What you need to do:
Copy the lines below as they are; omit the images they contain.

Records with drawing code

______

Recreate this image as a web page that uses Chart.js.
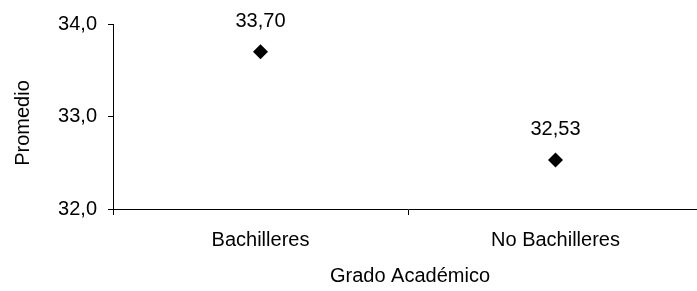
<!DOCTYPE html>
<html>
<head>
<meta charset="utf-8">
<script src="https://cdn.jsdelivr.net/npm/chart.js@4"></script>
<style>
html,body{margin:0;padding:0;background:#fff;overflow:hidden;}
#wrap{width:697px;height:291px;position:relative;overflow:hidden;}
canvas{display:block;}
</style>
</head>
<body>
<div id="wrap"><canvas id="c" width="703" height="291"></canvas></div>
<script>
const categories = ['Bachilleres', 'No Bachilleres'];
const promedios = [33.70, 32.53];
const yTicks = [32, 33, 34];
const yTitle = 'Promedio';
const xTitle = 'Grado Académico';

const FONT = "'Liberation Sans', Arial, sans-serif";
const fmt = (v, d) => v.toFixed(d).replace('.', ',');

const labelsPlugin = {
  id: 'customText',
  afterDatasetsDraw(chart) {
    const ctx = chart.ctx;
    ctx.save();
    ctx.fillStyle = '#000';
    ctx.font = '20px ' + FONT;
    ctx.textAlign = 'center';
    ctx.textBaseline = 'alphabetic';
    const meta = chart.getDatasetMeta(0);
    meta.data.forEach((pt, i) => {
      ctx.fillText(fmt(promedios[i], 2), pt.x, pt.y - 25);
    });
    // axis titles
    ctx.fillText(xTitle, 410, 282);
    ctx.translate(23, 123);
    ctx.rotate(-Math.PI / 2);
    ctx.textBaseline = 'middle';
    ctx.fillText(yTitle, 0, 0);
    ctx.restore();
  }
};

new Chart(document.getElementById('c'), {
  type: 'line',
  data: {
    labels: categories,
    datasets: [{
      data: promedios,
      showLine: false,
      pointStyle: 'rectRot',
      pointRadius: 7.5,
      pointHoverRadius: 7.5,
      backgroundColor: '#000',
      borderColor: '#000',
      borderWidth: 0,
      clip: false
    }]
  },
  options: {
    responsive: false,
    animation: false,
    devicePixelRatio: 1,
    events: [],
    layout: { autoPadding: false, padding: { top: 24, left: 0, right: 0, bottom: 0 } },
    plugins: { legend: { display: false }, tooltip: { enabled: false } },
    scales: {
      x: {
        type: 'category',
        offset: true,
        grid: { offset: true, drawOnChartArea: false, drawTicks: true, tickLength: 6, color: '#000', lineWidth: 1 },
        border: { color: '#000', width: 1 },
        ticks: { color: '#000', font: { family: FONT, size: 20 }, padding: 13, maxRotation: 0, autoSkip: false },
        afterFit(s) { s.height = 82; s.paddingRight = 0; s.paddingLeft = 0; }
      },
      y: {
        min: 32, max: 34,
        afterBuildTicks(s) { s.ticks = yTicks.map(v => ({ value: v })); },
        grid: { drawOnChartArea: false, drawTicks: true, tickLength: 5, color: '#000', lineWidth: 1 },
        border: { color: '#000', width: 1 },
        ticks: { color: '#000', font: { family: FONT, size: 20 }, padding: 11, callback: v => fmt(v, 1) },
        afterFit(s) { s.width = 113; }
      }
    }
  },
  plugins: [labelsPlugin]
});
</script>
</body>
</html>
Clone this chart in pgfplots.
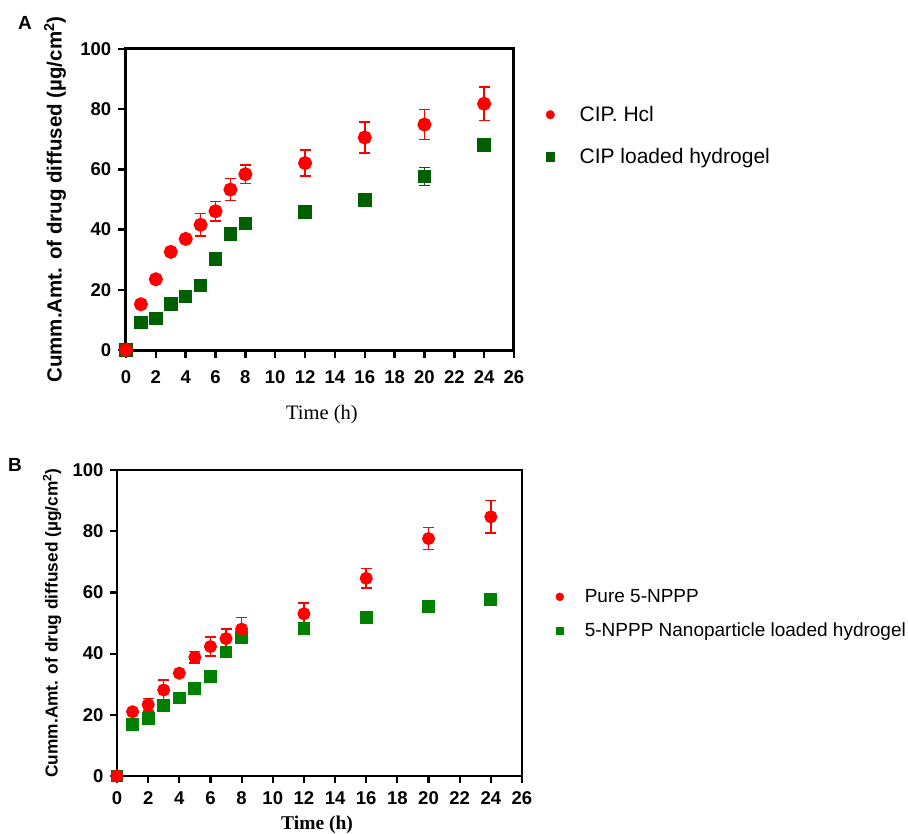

______

Answer to the task:
Recreate this image as a web page that uses Chart.js.
<!DOCTYPE html>
<html>
<head>
<meta charset="utf-8">
<script src="https://cdn.jsdelivr.net/npm/chart.js@4"></script>
<style>
html,body{margin:0;padding:0;background:#fff;overflow:hidden;}
#wrap{width:697px;height:291px;position:relative;overflow:hidden;}
canvas{display:block;}
</style>
</head>
<body>
<div id="wrap"><canvas id="c" width="703" height="291"></canvas></div>
<script>
const categories = ['Bachilleres', 'No Bachilleres'];
const promedios = [33.70, 32.53];
const yTicks = [32, 33, 34];
const yTitle = 'Promedio';
const xTitle = 'Grado Académico';

const FONT = "'Liberation Sans', Arial, sans-serif";
const fmt = (v, d) => v.toFixed(d).replace('.', ',');

const labelsPlugin = {
  id: 'customText',
  afterDatasetsDraw(chart) {
    const ctx = chart.ctx;
    ctx.save();
    ctx.fillStyle = '#000';
    ctx.font = '20px ' + FONT;
    ctx.textAlign = 'center';
    ctx.textBaseline = 'alphabetic';
    const meta = chart.getDatasetMeta(0);
    meta.data.forEach((pt, i) => {
      ctx.fillText(fmt(promedios[i], 2), pt.x, pt.y - 25);
    });
    // axis titles
    ctx.fillText(xTitle, 410, 282);
    ctx.translate(23, 123);
    ctx.rotate(-Math.PI / 2);
    ctx.textBaseline = 'middle';
    ctx.fillText(yTitle, 0, 0);
    ctx.restore();
  }
};

new Chart(document.getElementById('c'), {
  type: 'line',
  data: {
    labels: categories,
    datasets: [{
      data: promedios,
      showLine: false,
      pointStyle: 'rectRot',
      pointRadius: 7.5,
      pointHoverRadius: 7.5,
      backgroundColor: '#000',
      borderColor: '#000',
      borderWidth: 0,
      clip: false
    }]
  },
  options: {
    responsive: false,
    animation: false,
    devicePixelRatio: 1,
    events: [],
    layout: { autoPadding: false, padding: { top: 24, left: 0, right: 0, bottom: 0 } },
    plugins: { legend: { display: false }, tooltip: { enabled: false } },
    scales: {
      x: {
        type: 'category',
        offset: true,
        grid: { offset: true, drawOnChartArea: false, drawTicks: true, tickLength: 6, color: '#000', lineWidth: 1 },
        border: { color: '#000', width: 1 },
        ticks: { color: '#000', font: { family: FONT, size: 20 }, padding: 13, maxRotation: 0, autoSkip: false },
        afterFit(s) { s.height = 82; s.paddingRight = 0; s.paddingLeft = 0; }
      },
      y: {
        min: 32, max: 34,
        afterBuildTicks(s) { s.ticks = yTicks.map(v => ({ value: v })); },
        grid: { drawOnChartArea: false, drawTicks: true, tickLength: 5, color: '#000', lineWidth: 1 },
        border: { color: '#000', width: 1 },
        ticks: { color: '#000', font: { family: FONT, size: 20 }, padding: 11, callback: v => fmt(v, 1) },
        afterFit(s) { s.width = 113; }
      }
    }
  },
  plugins: [labelsPlugin]
});
</script>
</body>
</html>
Clone this chart in pgfplots.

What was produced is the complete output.